Митя сказал, что больше этих разговоров он вести не будет. Мать есть мать. Какая бы она ни была.
Однажды Жабка расщедрилась и объявила, что она «дарит детям» машину и гараж. Митя пошел в школу ДОСААФ учиться на права. Курсы были трехмесячные. Когда он сдал экзамен, они с Сонькой поехали в гараж забирать машину. Чтобы начинать ее осваивать. Мечтали о поездке на море – в Прибалтику или в Крым. Остановились на Коктебеле. Сонька там проводила все детство и знала и любила эти края.
От метро они почти бежали, хотелось поскорее опробовать старенькую «Волгу», на которой ездил еще Митин отец.
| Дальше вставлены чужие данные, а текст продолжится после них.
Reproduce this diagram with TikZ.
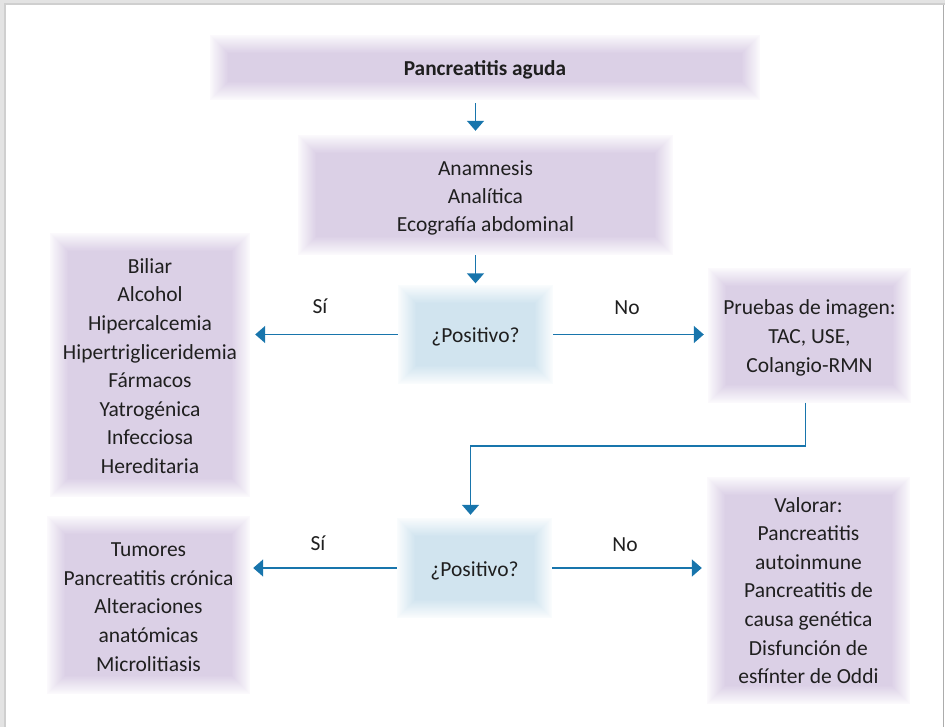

Сторож гаража посмотрел Митин паспорт и очень удивился, что Митя, собственно, не в курсе. И гараж, и машина были проданы два месяца назад. По доверенности от владелицы – Нонны Васильевны Корешковой.
Сонька впервые увидела, как Митя расплакался. В тот же день они стали собирать вещи. Жабка бросалась на дверь и пищала, что сразу после их отъезда она умрет от разрыва сердца.
– Ради бога! – ответил Митя.
Жабка сползла по стене на пол.
Нет, она, конечно, мечтала о том, что детишки подхватятся и съедут. И она опять самозабвенно и с упоением будет намывать хрусталь и пылесосить искусственные цветочные лианы.
Но она хотела все же расстаться по-хорошему. Отношений не разрывать. Понимала, что никого на свете у нее больше нет и никому она не нужна. Ну и сына, наверное, любила, не без этого. Хотя странная, на мой взгляд, любовь.